## WHAT IS REQUIRED
Would you retype, exactly and without the pictures, the lines between the line holding "Reproduce this chart with Altair." and the line holding "import pandas as pd", inclusive, and nothing else?

## INFORMATION PROVIDED
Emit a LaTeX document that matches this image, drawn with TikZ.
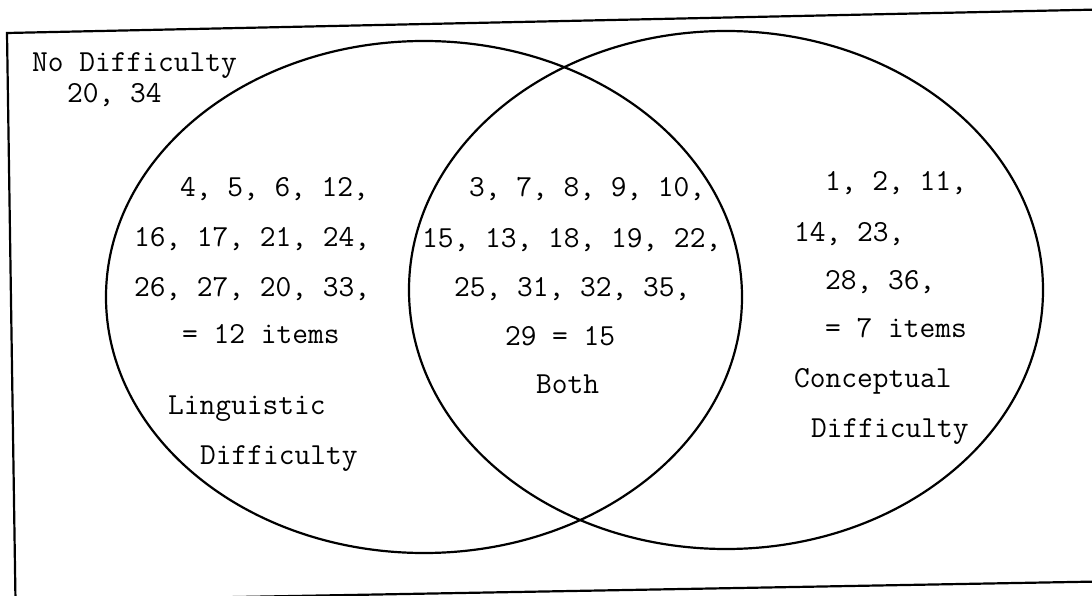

* * *

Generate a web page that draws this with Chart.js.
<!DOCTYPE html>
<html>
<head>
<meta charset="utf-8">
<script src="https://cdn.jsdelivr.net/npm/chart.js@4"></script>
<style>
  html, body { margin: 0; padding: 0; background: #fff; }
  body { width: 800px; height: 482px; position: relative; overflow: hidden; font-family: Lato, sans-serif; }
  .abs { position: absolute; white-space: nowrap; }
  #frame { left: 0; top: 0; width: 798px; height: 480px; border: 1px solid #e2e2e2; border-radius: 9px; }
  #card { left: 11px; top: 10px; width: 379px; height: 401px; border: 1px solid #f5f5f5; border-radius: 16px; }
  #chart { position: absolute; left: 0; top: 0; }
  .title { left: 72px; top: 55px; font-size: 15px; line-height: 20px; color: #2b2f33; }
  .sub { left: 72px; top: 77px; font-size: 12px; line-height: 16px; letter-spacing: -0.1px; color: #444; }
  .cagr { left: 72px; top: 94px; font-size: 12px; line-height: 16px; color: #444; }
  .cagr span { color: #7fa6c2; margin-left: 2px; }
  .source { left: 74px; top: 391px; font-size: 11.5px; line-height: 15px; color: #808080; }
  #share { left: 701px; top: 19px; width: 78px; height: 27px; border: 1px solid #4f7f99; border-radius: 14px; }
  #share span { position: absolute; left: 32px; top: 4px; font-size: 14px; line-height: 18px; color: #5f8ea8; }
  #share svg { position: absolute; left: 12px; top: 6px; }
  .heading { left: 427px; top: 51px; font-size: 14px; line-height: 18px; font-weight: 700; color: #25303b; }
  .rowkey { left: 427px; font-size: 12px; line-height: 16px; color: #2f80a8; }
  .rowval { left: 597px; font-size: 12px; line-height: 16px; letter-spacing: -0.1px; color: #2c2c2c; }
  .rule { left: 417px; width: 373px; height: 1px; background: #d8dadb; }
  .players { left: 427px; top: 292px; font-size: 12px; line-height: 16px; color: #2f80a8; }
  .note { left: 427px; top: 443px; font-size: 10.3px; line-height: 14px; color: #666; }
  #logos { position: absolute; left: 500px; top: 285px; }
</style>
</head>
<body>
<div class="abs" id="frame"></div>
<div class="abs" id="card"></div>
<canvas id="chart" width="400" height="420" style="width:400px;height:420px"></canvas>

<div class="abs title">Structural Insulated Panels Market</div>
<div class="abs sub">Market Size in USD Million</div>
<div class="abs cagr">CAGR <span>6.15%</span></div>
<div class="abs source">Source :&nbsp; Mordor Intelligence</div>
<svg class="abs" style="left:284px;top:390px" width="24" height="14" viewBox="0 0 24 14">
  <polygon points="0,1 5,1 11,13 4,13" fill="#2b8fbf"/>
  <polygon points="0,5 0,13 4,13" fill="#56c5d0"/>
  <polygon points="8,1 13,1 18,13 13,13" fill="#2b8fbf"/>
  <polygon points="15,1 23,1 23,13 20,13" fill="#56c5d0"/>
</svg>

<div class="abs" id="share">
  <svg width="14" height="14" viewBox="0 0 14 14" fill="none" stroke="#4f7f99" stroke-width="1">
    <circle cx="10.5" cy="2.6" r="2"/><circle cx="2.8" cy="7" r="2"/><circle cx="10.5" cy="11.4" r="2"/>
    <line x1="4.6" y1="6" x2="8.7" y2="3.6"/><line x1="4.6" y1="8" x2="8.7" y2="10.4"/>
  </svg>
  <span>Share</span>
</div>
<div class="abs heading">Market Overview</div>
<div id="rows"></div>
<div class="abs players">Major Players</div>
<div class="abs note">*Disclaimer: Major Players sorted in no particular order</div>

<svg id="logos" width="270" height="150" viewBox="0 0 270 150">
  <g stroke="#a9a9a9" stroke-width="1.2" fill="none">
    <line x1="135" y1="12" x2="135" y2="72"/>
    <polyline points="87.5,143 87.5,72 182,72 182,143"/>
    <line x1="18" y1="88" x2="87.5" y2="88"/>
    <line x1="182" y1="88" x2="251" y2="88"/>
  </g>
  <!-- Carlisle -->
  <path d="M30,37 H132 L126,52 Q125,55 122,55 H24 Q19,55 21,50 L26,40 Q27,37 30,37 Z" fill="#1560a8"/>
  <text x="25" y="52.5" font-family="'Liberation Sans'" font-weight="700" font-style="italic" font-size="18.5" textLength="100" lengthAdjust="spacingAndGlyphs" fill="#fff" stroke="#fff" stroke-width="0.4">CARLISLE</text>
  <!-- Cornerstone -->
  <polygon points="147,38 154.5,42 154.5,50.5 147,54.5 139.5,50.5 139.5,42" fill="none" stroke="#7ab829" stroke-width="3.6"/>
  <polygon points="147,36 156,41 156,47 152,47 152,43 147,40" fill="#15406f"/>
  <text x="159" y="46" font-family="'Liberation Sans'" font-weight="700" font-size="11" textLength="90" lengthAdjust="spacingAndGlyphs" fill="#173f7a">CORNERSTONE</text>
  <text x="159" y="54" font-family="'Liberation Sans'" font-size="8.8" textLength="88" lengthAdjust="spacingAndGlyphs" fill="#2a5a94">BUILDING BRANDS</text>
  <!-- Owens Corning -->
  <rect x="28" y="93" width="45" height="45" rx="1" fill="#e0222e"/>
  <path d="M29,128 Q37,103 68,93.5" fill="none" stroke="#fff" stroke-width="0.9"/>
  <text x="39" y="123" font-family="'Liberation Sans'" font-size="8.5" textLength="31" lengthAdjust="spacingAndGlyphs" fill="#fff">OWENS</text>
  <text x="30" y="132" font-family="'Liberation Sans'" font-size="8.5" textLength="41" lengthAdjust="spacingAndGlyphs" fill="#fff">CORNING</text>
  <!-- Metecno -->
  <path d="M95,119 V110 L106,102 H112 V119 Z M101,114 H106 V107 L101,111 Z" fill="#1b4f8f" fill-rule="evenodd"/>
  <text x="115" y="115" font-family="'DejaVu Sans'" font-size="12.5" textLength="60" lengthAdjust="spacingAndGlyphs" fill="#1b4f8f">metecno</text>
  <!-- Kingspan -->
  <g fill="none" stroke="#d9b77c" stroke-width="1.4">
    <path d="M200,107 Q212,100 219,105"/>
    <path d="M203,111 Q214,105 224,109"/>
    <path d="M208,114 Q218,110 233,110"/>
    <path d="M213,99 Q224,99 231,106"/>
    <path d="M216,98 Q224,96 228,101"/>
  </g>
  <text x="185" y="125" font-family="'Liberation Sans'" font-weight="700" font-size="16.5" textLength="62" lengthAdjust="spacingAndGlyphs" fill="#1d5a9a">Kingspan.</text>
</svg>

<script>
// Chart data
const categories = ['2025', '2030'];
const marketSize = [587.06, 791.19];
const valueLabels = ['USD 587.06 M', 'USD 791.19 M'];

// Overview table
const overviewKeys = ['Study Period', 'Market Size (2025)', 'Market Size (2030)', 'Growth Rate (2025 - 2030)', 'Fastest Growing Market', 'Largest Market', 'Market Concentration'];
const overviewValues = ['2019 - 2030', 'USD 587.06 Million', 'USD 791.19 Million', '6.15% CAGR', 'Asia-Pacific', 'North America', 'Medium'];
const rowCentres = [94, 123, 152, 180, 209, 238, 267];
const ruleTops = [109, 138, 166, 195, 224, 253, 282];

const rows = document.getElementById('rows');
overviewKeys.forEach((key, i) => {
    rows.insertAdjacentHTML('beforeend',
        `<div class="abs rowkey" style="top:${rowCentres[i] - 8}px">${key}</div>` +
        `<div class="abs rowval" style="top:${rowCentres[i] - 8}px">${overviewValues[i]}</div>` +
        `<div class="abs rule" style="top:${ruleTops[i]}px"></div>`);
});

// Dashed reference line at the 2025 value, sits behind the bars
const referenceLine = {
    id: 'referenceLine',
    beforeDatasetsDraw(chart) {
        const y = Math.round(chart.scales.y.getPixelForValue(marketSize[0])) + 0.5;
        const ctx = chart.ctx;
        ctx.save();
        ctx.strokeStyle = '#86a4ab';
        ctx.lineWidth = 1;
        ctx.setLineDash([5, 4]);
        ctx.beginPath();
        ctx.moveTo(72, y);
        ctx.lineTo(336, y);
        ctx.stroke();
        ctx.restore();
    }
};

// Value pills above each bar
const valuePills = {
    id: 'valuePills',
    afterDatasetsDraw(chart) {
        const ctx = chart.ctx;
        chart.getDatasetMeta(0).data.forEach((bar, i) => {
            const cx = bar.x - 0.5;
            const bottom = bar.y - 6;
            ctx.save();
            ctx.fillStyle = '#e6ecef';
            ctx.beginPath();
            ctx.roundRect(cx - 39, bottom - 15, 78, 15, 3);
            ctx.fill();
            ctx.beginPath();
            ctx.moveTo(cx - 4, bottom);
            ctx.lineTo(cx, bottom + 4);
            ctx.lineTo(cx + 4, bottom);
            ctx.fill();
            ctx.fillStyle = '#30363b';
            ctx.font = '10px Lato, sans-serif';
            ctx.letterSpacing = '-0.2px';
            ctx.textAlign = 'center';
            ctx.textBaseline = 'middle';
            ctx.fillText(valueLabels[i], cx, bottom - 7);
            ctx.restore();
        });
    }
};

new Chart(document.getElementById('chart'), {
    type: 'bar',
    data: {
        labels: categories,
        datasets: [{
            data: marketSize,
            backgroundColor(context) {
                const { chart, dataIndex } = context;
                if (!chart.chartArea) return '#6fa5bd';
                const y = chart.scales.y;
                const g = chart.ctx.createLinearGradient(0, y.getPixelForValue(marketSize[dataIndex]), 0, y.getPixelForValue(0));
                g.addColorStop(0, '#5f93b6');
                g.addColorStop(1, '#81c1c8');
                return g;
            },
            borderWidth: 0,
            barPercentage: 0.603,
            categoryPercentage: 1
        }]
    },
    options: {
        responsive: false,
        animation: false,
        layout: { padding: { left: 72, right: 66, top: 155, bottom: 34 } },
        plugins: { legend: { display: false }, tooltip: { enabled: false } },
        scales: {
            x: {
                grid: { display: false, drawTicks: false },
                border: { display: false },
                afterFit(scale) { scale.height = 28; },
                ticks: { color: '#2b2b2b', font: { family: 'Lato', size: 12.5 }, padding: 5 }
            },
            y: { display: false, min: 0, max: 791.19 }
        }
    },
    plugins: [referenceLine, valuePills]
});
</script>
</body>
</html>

* * *

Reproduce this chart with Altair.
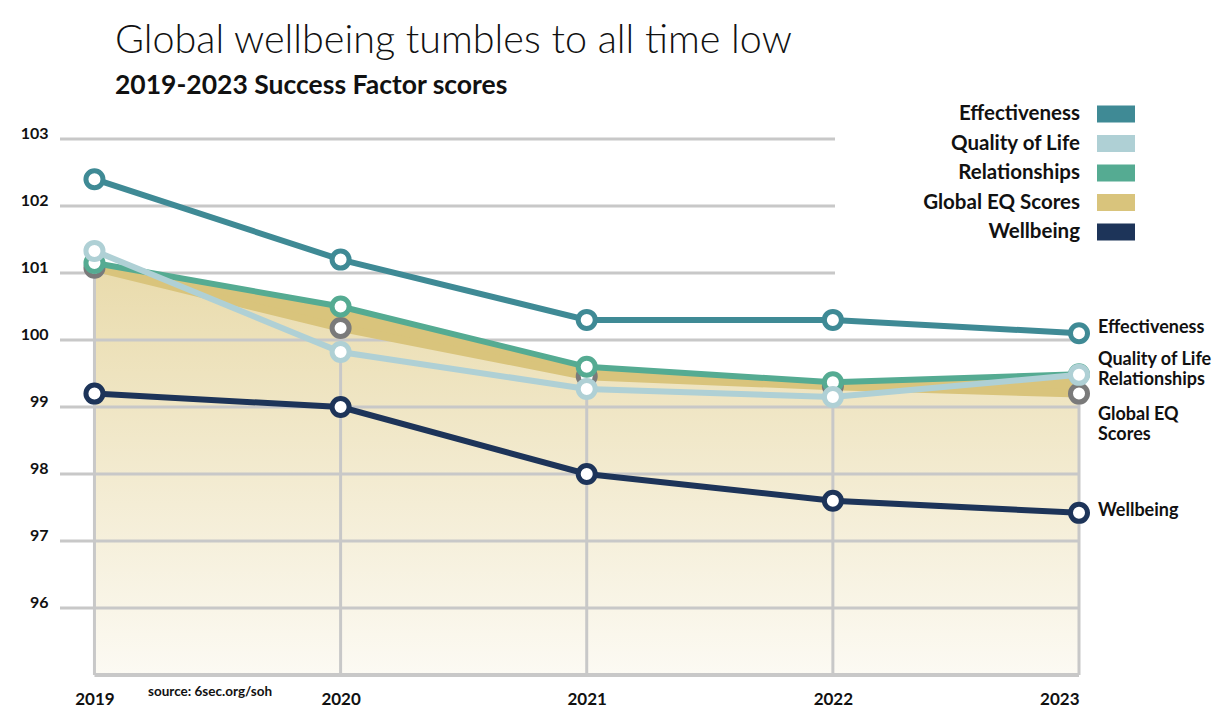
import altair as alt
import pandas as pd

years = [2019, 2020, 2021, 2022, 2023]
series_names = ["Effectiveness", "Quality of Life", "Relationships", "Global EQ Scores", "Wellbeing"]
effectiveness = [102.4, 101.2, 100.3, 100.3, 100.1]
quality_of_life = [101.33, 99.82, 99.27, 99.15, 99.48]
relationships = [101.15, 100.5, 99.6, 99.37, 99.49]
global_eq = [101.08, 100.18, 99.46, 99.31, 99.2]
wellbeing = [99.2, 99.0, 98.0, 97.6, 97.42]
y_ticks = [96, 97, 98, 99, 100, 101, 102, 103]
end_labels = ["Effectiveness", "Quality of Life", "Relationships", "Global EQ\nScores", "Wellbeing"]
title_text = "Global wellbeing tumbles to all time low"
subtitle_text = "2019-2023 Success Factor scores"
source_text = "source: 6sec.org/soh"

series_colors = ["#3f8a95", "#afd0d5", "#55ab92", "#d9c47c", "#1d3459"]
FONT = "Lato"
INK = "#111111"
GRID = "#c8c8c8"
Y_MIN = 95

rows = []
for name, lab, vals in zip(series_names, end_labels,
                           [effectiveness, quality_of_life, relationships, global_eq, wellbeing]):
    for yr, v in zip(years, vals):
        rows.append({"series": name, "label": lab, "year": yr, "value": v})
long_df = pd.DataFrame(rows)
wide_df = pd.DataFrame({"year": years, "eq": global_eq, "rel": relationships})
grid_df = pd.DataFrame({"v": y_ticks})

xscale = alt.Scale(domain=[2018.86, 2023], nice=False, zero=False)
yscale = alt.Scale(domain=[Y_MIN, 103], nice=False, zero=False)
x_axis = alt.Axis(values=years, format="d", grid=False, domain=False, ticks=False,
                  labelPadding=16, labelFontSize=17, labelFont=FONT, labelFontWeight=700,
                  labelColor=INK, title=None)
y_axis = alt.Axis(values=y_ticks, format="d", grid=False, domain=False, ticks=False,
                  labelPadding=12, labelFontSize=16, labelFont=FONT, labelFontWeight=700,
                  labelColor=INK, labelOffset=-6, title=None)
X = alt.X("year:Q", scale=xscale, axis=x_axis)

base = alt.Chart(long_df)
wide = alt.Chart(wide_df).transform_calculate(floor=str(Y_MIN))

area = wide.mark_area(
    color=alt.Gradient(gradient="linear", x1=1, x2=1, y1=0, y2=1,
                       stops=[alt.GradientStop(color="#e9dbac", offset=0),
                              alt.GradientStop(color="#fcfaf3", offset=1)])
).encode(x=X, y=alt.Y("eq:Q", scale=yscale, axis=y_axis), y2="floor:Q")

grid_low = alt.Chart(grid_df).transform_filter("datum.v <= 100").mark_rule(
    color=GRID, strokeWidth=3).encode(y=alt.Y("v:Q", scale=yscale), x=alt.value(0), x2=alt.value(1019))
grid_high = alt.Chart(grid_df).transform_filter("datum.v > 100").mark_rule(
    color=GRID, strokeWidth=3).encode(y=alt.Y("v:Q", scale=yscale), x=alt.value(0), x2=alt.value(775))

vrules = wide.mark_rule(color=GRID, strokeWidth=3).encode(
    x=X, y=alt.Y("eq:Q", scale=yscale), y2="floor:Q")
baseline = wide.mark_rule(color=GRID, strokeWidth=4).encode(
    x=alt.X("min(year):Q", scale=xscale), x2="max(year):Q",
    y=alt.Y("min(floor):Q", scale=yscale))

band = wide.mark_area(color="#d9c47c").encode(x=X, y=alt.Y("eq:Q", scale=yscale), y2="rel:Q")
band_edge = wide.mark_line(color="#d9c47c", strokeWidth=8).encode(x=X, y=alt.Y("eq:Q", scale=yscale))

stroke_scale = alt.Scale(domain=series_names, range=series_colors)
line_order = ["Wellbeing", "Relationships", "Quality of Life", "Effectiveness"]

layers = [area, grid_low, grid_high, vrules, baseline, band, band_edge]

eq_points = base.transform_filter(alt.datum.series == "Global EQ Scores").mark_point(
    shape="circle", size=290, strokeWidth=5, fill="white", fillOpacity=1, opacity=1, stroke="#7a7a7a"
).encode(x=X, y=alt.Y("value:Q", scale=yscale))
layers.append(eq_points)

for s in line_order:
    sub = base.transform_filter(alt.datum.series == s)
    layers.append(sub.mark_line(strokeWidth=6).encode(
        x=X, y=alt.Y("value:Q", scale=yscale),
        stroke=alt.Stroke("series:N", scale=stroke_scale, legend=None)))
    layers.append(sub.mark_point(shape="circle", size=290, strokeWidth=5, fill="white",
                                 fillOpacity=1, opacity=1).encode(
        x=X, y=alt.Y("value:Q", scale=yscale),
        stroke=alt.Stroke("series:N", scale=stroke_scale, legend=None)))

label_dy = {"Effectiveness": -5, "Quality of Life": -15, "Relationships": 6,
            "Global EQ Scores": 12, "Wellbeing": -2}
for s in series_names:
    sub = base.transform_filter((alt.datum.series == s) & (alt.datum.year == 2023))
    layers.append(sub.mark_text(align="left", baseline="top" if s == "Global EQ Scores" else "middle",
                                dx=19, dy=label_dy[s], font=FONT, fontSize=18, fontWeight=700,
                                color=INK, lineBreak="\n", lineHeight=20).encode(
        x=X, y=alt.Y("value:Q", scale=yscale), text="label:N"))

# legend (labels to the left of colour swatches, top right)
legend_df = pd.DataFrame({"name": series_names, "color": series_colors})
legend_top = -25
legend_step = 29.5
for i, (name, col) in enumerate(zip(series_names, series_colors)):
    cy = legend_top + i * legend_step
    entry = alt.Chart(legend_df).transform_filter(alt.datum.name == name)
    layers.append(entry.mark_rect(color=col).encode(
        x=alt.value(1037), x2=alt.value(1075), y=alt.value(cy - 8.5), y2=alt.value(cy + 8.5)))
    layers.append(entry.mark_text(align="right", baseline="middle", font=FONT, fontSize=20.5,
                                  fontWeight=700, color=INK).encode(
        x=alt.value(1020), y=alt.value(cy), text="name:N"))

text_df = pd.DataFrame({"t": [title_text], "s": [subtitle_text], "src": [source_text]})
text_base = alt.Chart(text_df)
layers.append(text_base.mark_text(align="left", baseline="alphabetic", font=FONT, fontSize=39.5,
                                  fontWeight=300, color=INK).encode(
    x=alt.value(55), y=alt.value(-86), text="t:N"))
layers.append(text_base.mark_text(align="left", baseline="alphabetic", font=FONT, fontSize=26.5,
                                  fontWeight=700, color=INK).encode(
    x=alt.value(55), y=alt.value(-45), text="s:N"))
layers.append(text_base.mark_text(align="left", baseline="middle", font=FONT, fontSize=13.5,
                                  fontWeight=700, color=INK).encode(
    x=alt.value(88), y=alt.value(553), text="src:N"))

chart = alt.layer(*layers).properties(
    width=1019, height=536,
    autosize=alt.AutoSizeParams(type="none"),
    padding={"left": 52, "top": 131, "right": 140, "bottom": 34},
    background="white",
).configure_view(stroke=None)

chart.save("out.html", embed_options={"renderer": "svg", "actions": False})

## FINISHED ANSWER
Reproduce this chart with Altair.
import altair as alt
import pandas as pd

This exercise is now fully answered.